La distorsion dans la perception du risque accentue le coût de l’endettement extérieur, enfermant de nombreux pays africains dans une spirale de refinancement à taux élevés, sans accès suffisant aux guichets concessionnels. Cette situation appelle à une réforme en profondeur des agences de notation et à une redéfinition des critères d’évaluation, tenant compte du potentiel réel de croissance et de résilience des économies africaines.

Vers une mobilisation accrue du capital privé

Face aux limites des finances publiques, le président de la SADC plaide pour une implication plus active du secteur privé dans le développement du continent. Le déficit d’investissement en Afrique est estimé entre 100 et 150 milliards de dollars par an.
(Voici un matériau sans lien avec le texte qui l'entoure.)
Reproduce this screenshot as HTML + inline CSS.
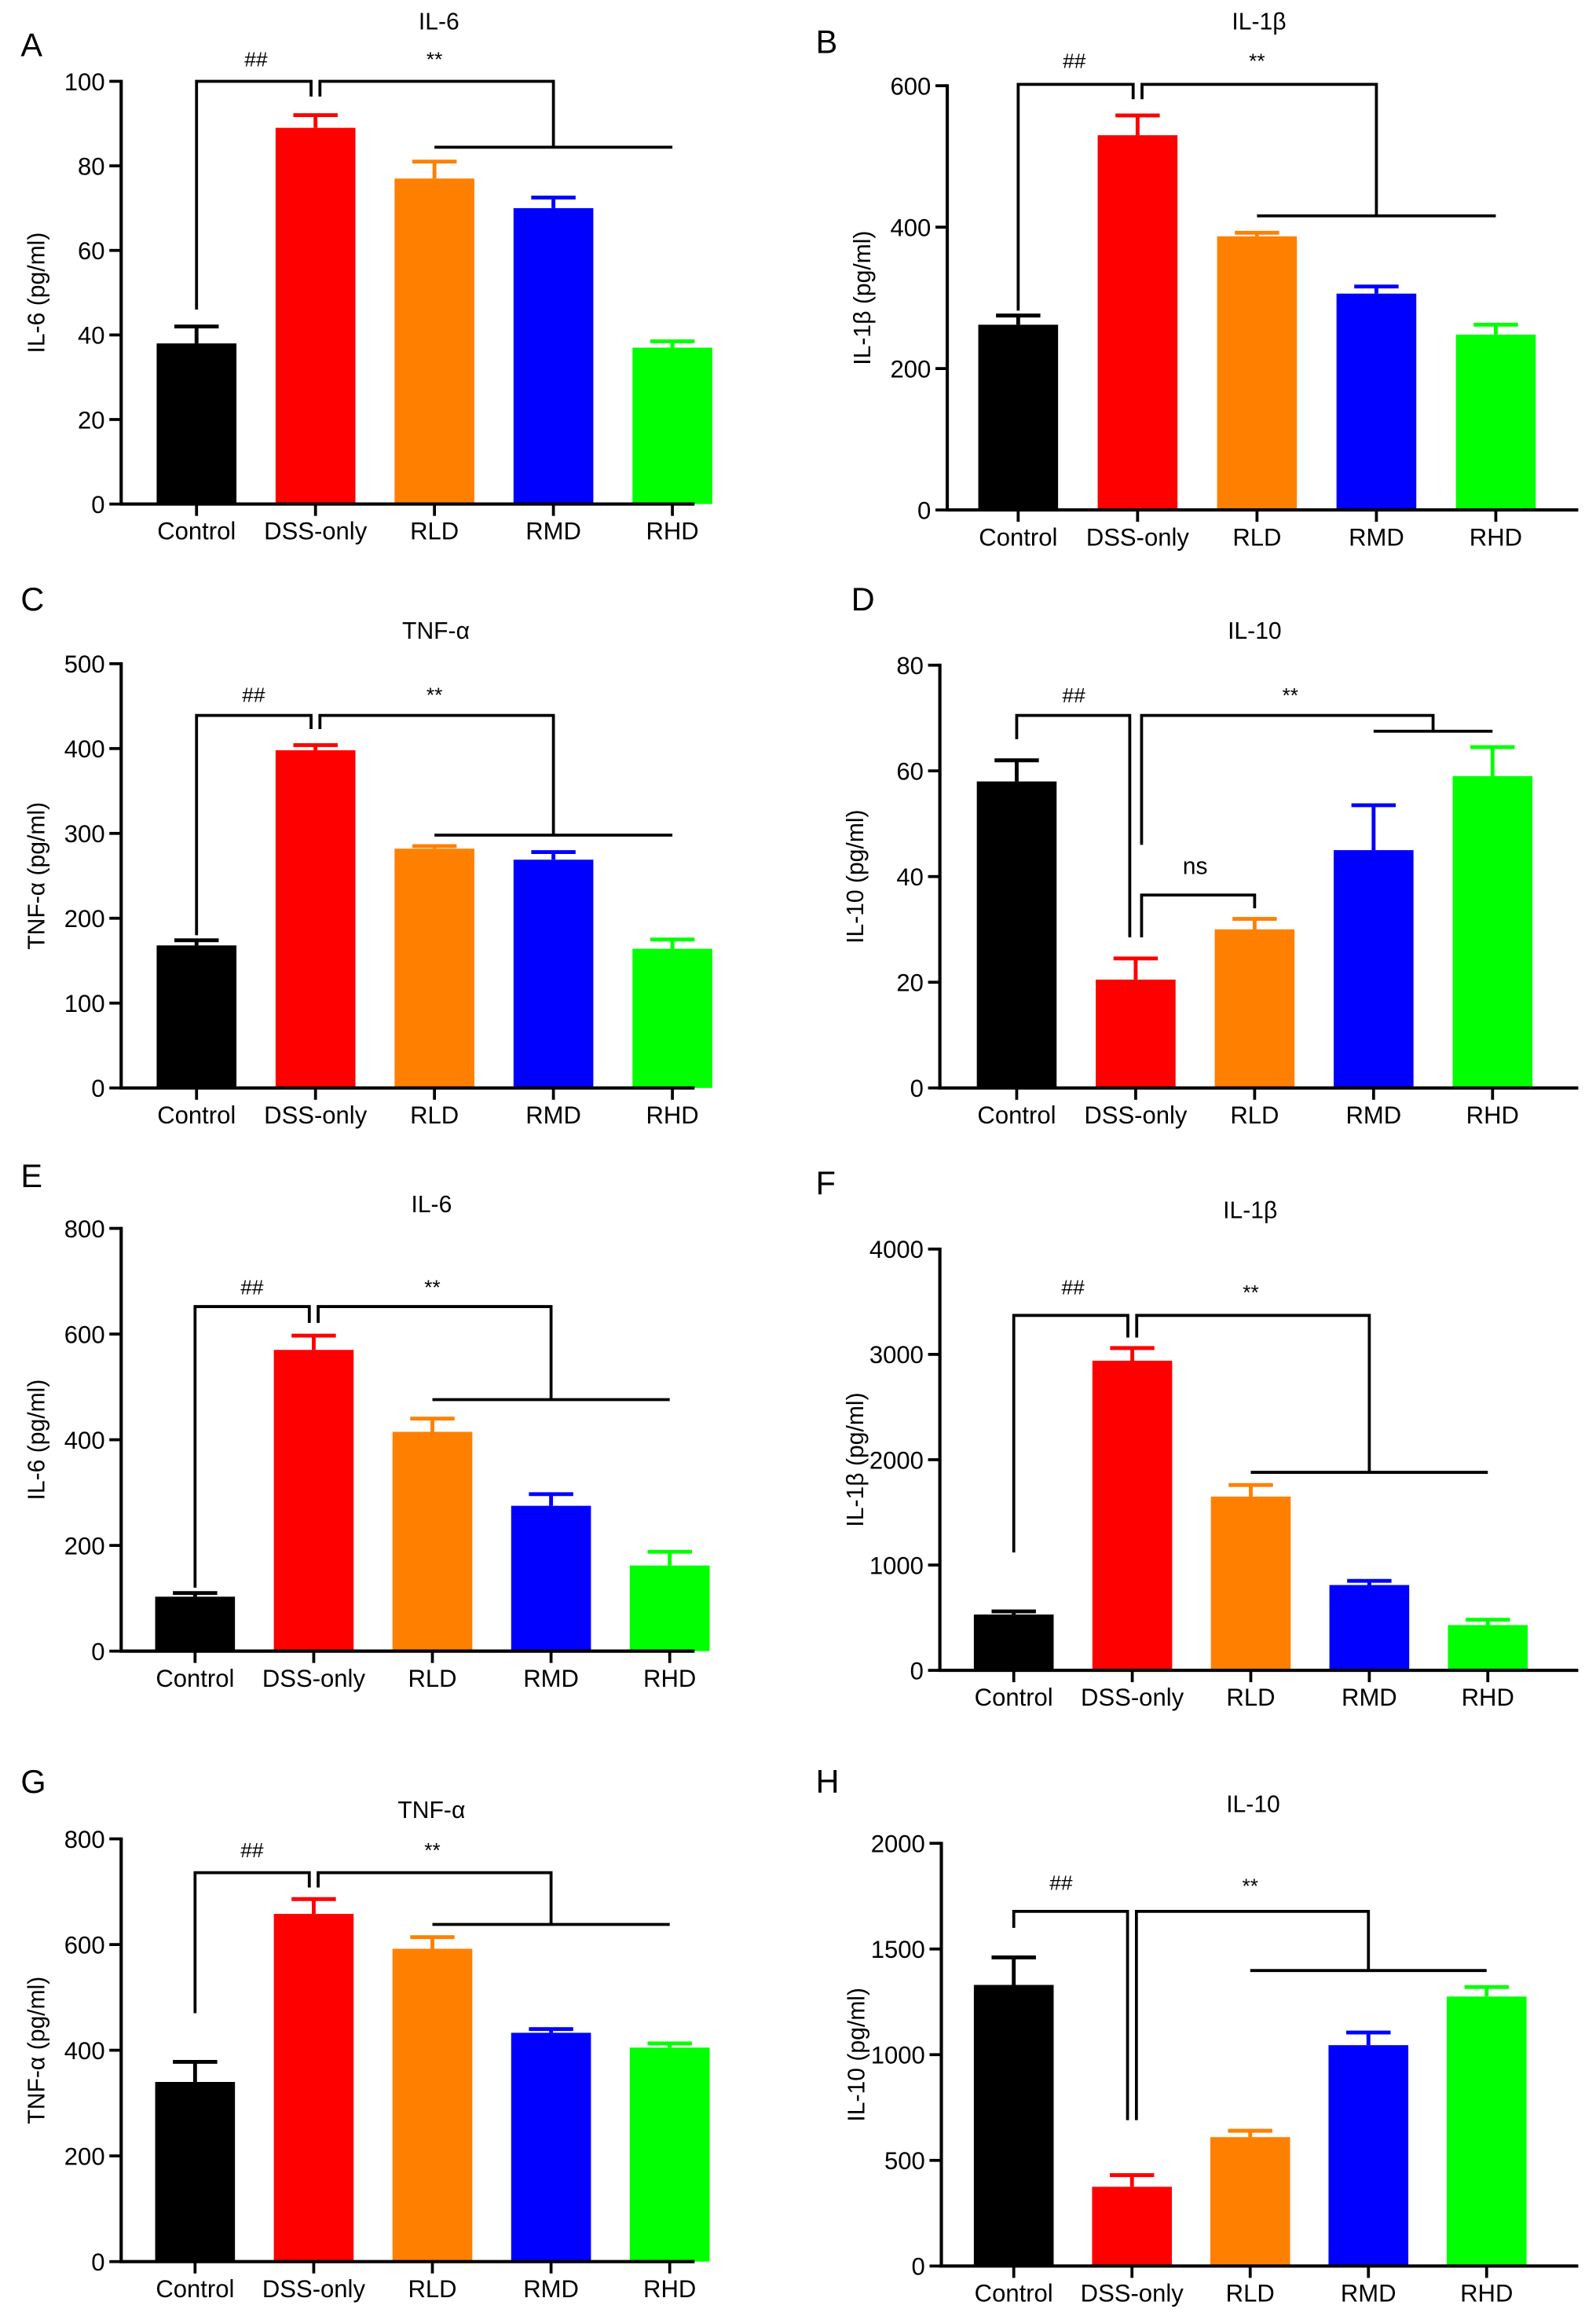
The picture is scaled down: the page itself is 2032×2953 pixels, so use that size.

Selon la Banque africaine de développement (BAD), il faudrait mobiliser environ 402 milliards de dollars par an d’ici 2030 pour atteindre les objectifs de transformation structurelle. Cette enveloppe devrait permettre de combler les lacunes dans l’éducation, l’accès à l’énergie, la modernisation des infrastructures et l’amélioration de la productivité agricole et industrielle.

Cependant, la mobilisation du capital privé ne pourra se faire sans garanties adaptées, des cadres réglementaires stables, et des mécanismes de partage des risques. Cela suppose une action coordonnée entre gouvernements africains, partenaires multilatéraux et investisseurs pour créer un environnement de confiance et d’impact à long terme.

L’Afrique se trouve au cœur des paradoxes de la transition écologique mondiale. Bien que très peu responsable historiquement des émissions mondiales de CO₂, elle en subit les effets les plus dévastateurs : sécheresses prolongées, insécurité alimentaire, perte de biodiversité, stress hydrique. La réforme de la finance mondiale doit donc inclure un rééquilibrage du financement climatique, en tenant compte de la vulnérabilité des États africains et de leur droit au développement durable.